Methods: Retrospective analysis was performed on the medical and dental records of 112 subjects who underwent orthognathic surgery using semi-rigid fixation technique at Tufts University School of Dental Medicine within a 5 year period (2003-2008). Chi-square tests were used to evaluate the potential association between the risk factors (age, gender, site of plate insertion, type of movement performed, intra-operative estimated blood loss, and placement of final splint, plate position in the mandible) and the outcome (plate removal).
Results: : The 112 subjects underwent 192 surgeries (103 in mandible, and 89 in maxilla). The average age of the group was 25.2 years old. 76 (67.9%) of the subjects were female. There were 24 total plates removed, 15 from the mandible and 9 from the maxilla. Plate position in the mandible is the only factor found to be statistically significant to predict plate removal. For the subjects with plate removal, the most commonly etiology factor for removal is pain/discomfort.
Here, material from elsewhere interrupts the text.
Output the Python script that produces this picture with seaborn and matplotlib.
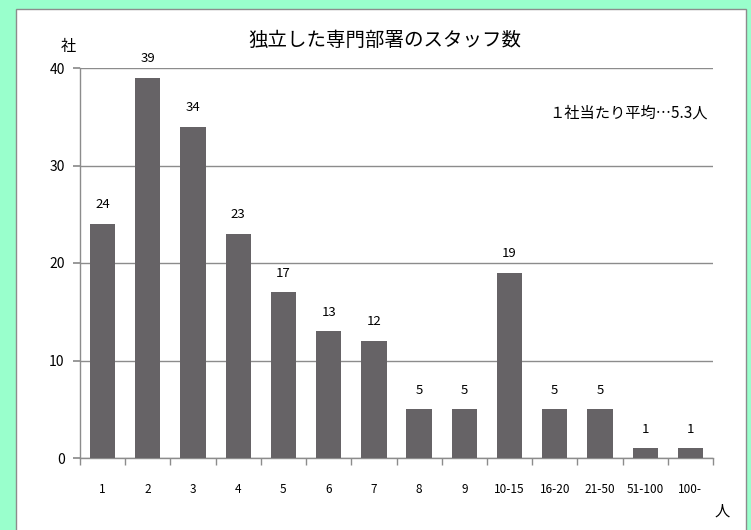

Conclusions: In this study, surgical plate removal after orthognathic surgery is found to be a potential complication with a rate as high as 18.8%, comparable with existing literature (9%-16%). However, in the literature, some risk factors (such as age and duration of operation) were considered to be significant to this outcome. This study found the only factor that is statistically significant to predict plate removal is the position of plate placement in the mandible.